Data.table vs dplr handling multiple variables

2 messages · Ek Esawi, Jeff Newmiller

#
Hi All?

I am often working with large datasets with multiple variables (integer,
decimal, string, complex, date, and time) that require processing,
cleaning, etc. I am relatively new to R and I would like to get some input
on the following issue: I am trying to figure out which R-package(s) is
most suitable for my work. I looked into data.table and dplyr. Both are
very good but I found out that data.table does not handle time data well
(one has to use fast time package) and not sure whether dplyr does the same
or not. I am not sure about their handling of other variables listed above.
I like data.table.


The questions: (1) which package should I invest on learning and how to
deal with issue like time data and possibly other variables such complex
numbers, date, etc.? (2) What is the ?best? practical solution for such
issue?



Thanks in advance,


EKE
#
All approaches have strong points and weak points. Your question has no clear answer.
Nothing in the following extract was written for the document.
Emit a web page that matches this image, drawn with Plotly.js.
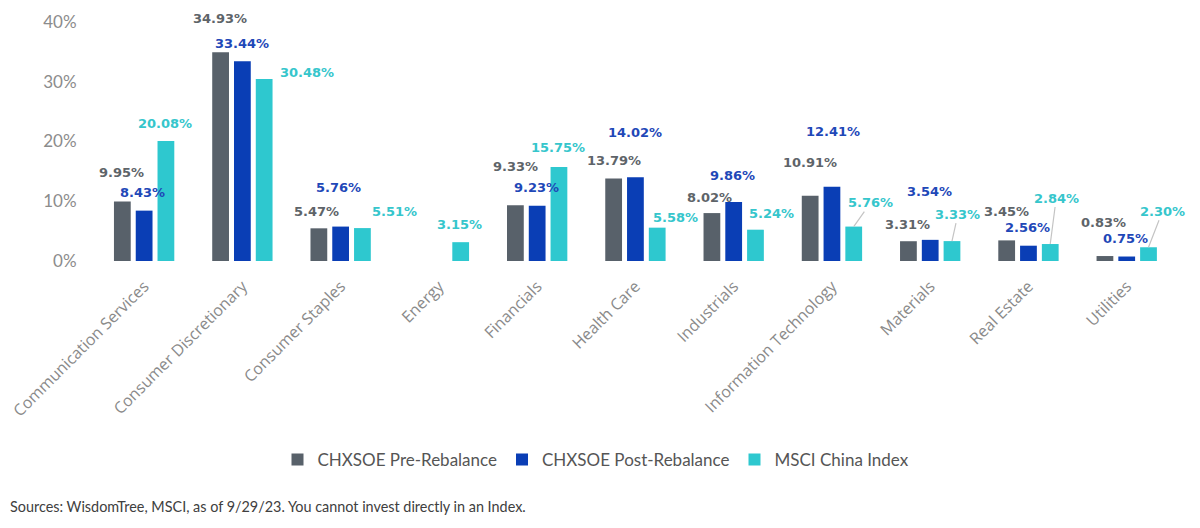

I happen to like dplyr for many things (including lots of timestamp values), but base R is always there to solve problems if the analysis framework-du-jour has troubles. So learn base R ways of doing things if nothing else. 

For next time: please read the Posting Guide. Give us a minimal example in R of what you are trying to accomplish along with your description and what you think the right answer will look like (consider using the reprex R package), and turn off HTML in your email program at least for your mails sent to this list because HTML gets damaged to varying degrees by the mailing list and then we are left puzzled about what you were asking.